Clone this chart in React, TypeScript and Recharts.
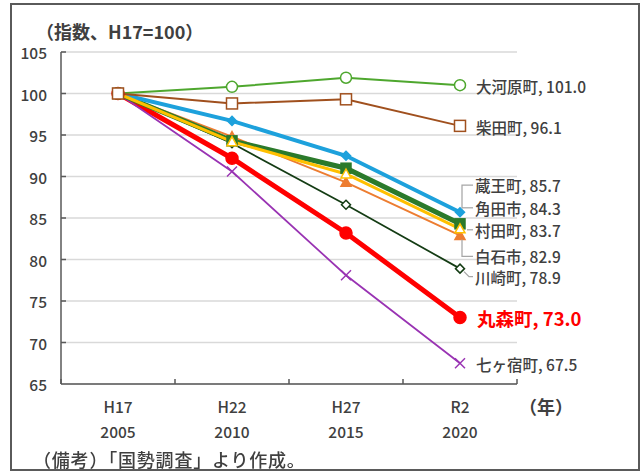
import { LineChart, Line, XAxis, YAxis, CartesianGrid, LabelList } from "recharts";

// 平成17年=100 とした人口指数
const eras = ["H17", "H22", "H27", "R2"];
const years = ["2005", "2010", "2015", "2020"];

const ookawara = [100, 100.8, 101.9, 101.0];
const shibata = [100, 98.8, 99.3, 96.1];
const zao = [100, 96.7, 92.5, 85.7];
const kakuda = [100, 94.3, 91.0, 84.3];
const murata = [100, 94.2, 90.3, 83.7];
const shiroishi = [100, 94.8, 89.3, 82.9];
const kawasaki = [100, 94.0, 86.6, 78.9];
const marumori = [100, 92.2, 83.2, 73.0];
const shichikashuku = [100, 90.6, 78.1, 67.5];

const yTicks = [65, 70, 75, 80, 85, 90, 95, 100, 105];

const data = eras.map((era, i) => ({
  era,
  ookawara: ookawara[i],
  shibata: shibata[i],
  zao: zao[i],
  kakuda: kakuda[i],
  murata: murata[i],
  shiroishi: shiroishi[i],
  kawasaki: kawasaki[i],
  marumori: marumori[i],
  shichikashuku: shichikashuku[i],
}));

const FONT = "'Noto Sans CJK JP', 'Noto Sans', sans-serif";
const TEXT = "#404040";
const LEADER = "#a6a6a6";
const HALF_BAND = 57;

type Marker = "circle" | "square" | "diamond" | "triangle" | "x";

interface SeriesStyle {
  key: string;
  name: string;
  color: string;
  width: number;
  marker: Marker;
  size: number;
  filled: boolean;
  dx: number;
  dy: number;
  leader?: [number, number][];
  emphasis?: boolean;
}

// 描画順（後ろが上）
const series: SeriesStyle[] = [
  { key: "marumori", name: "丸森町", color: "#ff0000", width: 5, marker: "circle", size: 12, filled: true, dx: 17, dy: 0, emphasis: true },
  { key: "shichikashuku", name: "七ヶ宿町", color: "#9933b3", width: 1.75, marker: "x", size: 10, filled: false, dx: 16, dy: 1 },
  { key: "kawasaki", name: "川崎町", color: "#143c14", width: 1.75, marker: "diamond", size: 9, filled: false, dx: 15, dy: 8, leader: [[4, 3], [9, 8], [13, 8]] },
  { key: "shiroishi", name: "白石市", color: "#ed7d31", width: 2, marker: "triangle", size: 10, filled: true, dx: 15, dy: 21, leader: [[13, 21], [2, 21], [2, 4]] },
  { key: "kakuda", name: "角田市", color: "#2b7a2b", width: 5, marker: "square", size: 10, filled: true, dx: 15, dy: -16, leader: [[13, -16], [2, -16]] },
  { key: "zao", name: "蔵王町", color: "#1da1dc", width: 4, marker: "diamond", size: 9, filled: true, dx: 15, dy: -27, leader: [[13, -27], [2, -27], [2, -4]] },
  { key: "murata", name: "村田町", color: "#ffc000", width: 3, marker: "triangle", size: 10, filled: false, dx: 15, dy: 1, leader: [[7, 1], [13, 1]] },
  { key: "ookawara", name: "大河原町", color: "#4ea72e", width: 2, marker: "circle", size: 11, filled: false, dx: 16, dy: 1 },
  { key: "shibata", name: "柴田町", color: "#a0501e", width: 2, marker: "square", size: 11, filled: false, dx: 16, dy: 1 },
];

function drawMarker(s: SeriesStyle, cx: number, cy: number, key: string | number) {
  const h = s.size / 2;
  const fill = s.filled ? s.color : "#ffffff";
  const sw = 1.5;
  switch (s.marker) {
    case "circle":
      return <circle key={key} cx={cx} cy={cy} r={h} fill={fill} stroke={s.color} strokeWidth={sw} />;
    case "square":
      return <rect key={key} x={cx - h} y={cy - h} width={s.size} height={s.size} fill={fill} stroke={s.color} strokeWidth={sw} />;
    case "diamond":
      return (
        <polygon
          key={key}
          points={`${cx},${cy - h} ${cx + h},${cy} ${cx},${cy + h} ${cx - h},${cy}`}
          fill={fill}
          stroke={s.color}
          strokeWidth={sw}
        />
      );
    case "triangle":
      return (
        <polygon
          key={key}
          points={`${cx},${cy - h} ${cx + h},${cy + h * 0.8} ${cx - h},${cy + h * 0.8}`}
          fill={fill}
          stroke={s.color}
          strokeWidth={sw}
        />
      );
    default:
      return (
        <g key={key} stroke={s.color} strokeWidth={1.5}>
          <line x1={cx - h} y1={cy - h} x2={cx + h} y2={cy + h} />
          <line x1={cx - h} y1={cy + h} x2={cx + h} y2={cy - h} />
        </g>
      );
  }
}

function XTick(props: any) {
  const { x, y, payload, index } = props;
  const i = payload && payload.index != null ? payload.index : index;
  return (
    <g>
      <line x1={x - HALF_BAND} y1={y} x2={x - HALF_BAND} y2={y - 5} stroke="#595959" strokeWidth={1.5} />
      {i === eras.length - 1 && (
        <line x1={x + HALF_BAND} y1={y} x2={x + HALF_BAND} y2={y - 5} stroke="#595959" strokeWidth={1.5} />
      )}
      <text x={x} y={y + 22} textAnchor="middle" dominantBaseline="central" fill={TEXT} fontSize={15.5} fontWeight={500} fontFamily={FONT}>
        {payload.value}
      </text>
      <text x={x} y={y + 47} textAnchor="middle" dominantBaseline="central" fill={TEXT} fontSize={15.5} fontWeight={500} fontFamily={FONT}>
        {years[i]}
      </text>
    </g>
  );
}

function YTick(props: any) {
  const { x, y, payload } = props;
  return (
    <g>
      {payload.value !== 65 && <line x1={x} y1={y} x2={x + 5} y2={y} stroke="#595959" strokeWidth={1.5} />}
      <text x={x - 14} y={y} textAnchor="end" dominantBaseline="central" fill={TEXT} fontSize={15.5} fontWeight={500} fontFamily={FONT}>
        {payload.value}
      </text>
    </g>
  );
}

function endLabel(s: SeriesStyle) {
  return (props: any) => {
    const { x, y, index, value } = props;
    if (index !== eras.length - 1) return null;
    const pts = s.leader ? s.leader.map(([a, b]) => `${x + a},${y + b}`).join(" ") : "";
    return (
      <g>
        {s.leader && <polyline points={pts} fill="none" stroke={LEADER} strokeWidth={1.25} />}
        <text
          x={x + s.dx}
          y={y + s.dy}
          dominantBaseline="central"
          fill={s.emphasis ? "#ff0000" : TEXT}
          fontSize={s.emphasis ? 18.5 : 15.5}
          fontWeight={s.emphasis ? 700 : 500}
          fontFamily={FONT}
        >
          {`${s.name}, ${Number(value).toFixed(1)}`}
        </text>
      </g>
    );
  };
}

export default function App() {
  return (
    <div style={{ position: "fixed", left: 0, top: 0, width: 642, height: 472, background: "#ffffff", fontFamily: FONT }}>
      <div
        style={{
          position: "absolute",
          left: 10,
          top: 3,
          width: 626,
          height: 464,
          border: "2px solid #5a5a5a",
        }}
      />
      <div style={{ position: "absolute", left: 0, top: 0 }}>
        <LineChart width={642} height={472} data={data} margin={{ top: 52, right: 125, bottom: 28, left: 21 }}>
          <CartesianGrid vertical={false} stroke="#d9d9d9" strokeWidth={1.5} />
          <XAxis
            dataKey="era"
            axisLine={{ stroke: "#595959", strokeWidth: 1.5 }}
            tickLine={false}
            tickSize={0}
            tickMargin={0}
            height={60}
            interval={0}
            padding={{ left: HALF_BAND, right: HALF_BAND }}
            tick={<XTick />}
          />
          <YAxis
            domain={[65, 105]}
            ticks={yTicks}
            width={40}
            axisLine={{ stroke: "#595959", strokeWidth: 1.5 }}
            tickLine={false}
            tickSize={0}
            tickMargin={0}
            interval={0}
            tick={<YTick />}
          />
          {series.map((s) => (
            <Line
              key={s.key}
              dataKey={s.key}
              name={s.name}
              stroke={s.color}
              strokeWidth={s.width}
              type="linear"
              isAnimationActive={false}
              dot={(p: any) => drawMarker(s, p.cx, p.cy, `${s.key}-${p.index}`)}
              activeDot={false}
            >
              <LabelList dataKey={s.key} content={endLabel(s)} />
            </Line>
          ))}
        </LineChart>
      </div>
      <div style={{ position: "absolute", left: 36, top: 17, fontSize: 18, fontWeight: 700, color: TEXT, lineHeight: "28px", whiteSpace: "nowrap" }}>
        （指数、H17=100）
      </div>
      <div style={{ position: "absolute", left: 519, top: 392, fontSize: 18, fontWeight: 700, color: TEXT, lineHeight: "28px", whiteSpace: "nowrap" }}>
        （年）
      </div>
      <div
        style={{
          position: "absolute",
          left: 33,
          top: 445,
          fontSize: 18,
          fontWeight: 500,
          letterSpacing: 0.8,
          color: TEXT,
          lineHeight: "28px",
          whiteSpace: "nowrap",
        }}
      >
        （備考）「国勢調査」より作成。
      </div>
    </div>
  );
}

__________

__Requirements__: Pictures are excluded: retype only the lines from the beginning of the listing above through the line with "95, 100, 105];", both included.

__Answer for the task__:
Clone this chart in React, TypeScript and Recharts.
import { LineChart, Line, XAxis, YAxis, CartesianGrid, LabelList } from "recharts";

// 平成17年=100 とした人口指数
const eras = ["H17", "H22", "H27", "R2"];
const years = ["2005", "2010", "2015", "2020"];

const ookawara = [100, 100.8, 101.9, 101.0];
const shibata = [100, 98.8, 99.3, 96.1];
const zao = [100, 96.7, 92.5, 85.7];
const kakuda = [100, 94.3, 91.0, 84.3];
const murata = [100, 94.2, 90.3, 83.7];
const shiroishi = [100, 94.8, 89.3, 82.9];
const kawasaki = [100, 94.0, 86.6, 78.9];
const marumori = [100, 92.2, 83.2, 73.0];
const shichikashuku = [100, 90.6, 78.1, 67.5];

const yTicks = [65, 70, 75, 80, 85, 90, 95, 100, 105];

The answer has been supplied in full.